Day 11 - Caplin Bay –Sounding Hills - Mudder Wet  Calvert to South West River (13.6 km). Three easier hikes which can be combined into one day of walking, the community links add another 4.4 km.

Caplin Bay Path, Calvert to Fairyland 5.2 km. Through woods and meadows and along the coast, this is a gentle hike which allows beach access a Deep Cove and Fairyland.

Sounding Hills Path Fairyland to Aquaforte 5.5 km “Tidal pools, coastal and hilltop viewpoints, gentle hiking and proximity to the Colony of Avalon” are the main features of this path.

Mudder Wet Path 2.9 km A peaceful walk through the woods, with views of the tidal estuary and waterfalls.
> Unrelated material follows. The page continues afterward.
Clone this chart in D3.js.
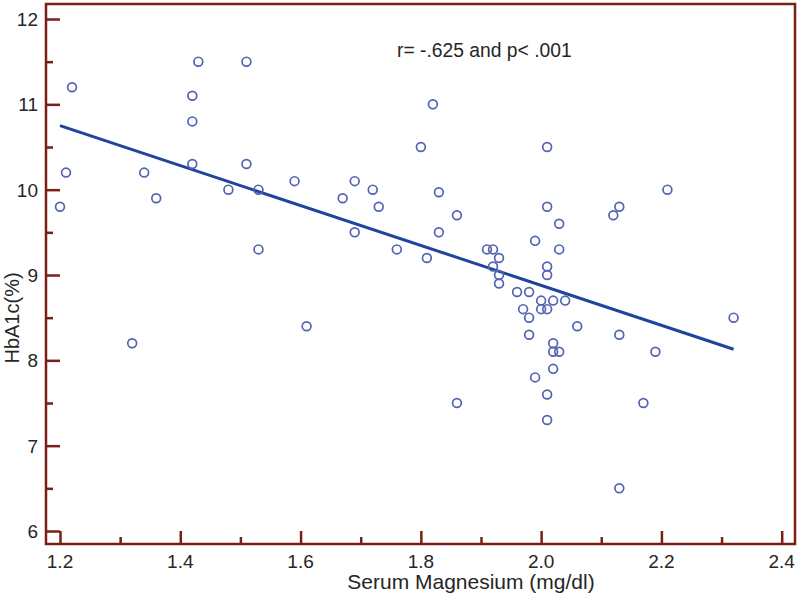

It features a tidal estuary which may be crossable; be observant of tides, and two waterfalls, South West River gorge, and Little River estuary.

Day 11 - Spurwink Island Path; Port Kirwan to South West River ( 17.1 km). Although favoured by some, was the most difficult path I encountered. There is a great deal of extremely beautiful scenery at the one end, picturesque farm fields, wind-blown seaside meadows and a full-on sea arch. There is also many km of walking in the woods, winding and often wet pathways that make the going slow.

Day 12 - Bear Cove Point Path: Kingman’s Cove to Renews (11.6 km).  This walk features both coastal views, beach access and sea meadows, as well as some ruins. There is also a lighthouse and its abandoned gardens.

Day 13 - Island Meadow Path , Renews to Cappahayden (10.1 km). This is fairly easy hiking with it’s gentle shoreline, accessible cobble beaches and limited climbing. Along the path there are opportunities for wildlife and wave watching, impressive off-shore rocks and beaches.

*text in italics are paths that I have not walked. Thanks to the East Coast Trail Association for their excellent maps and descriptions.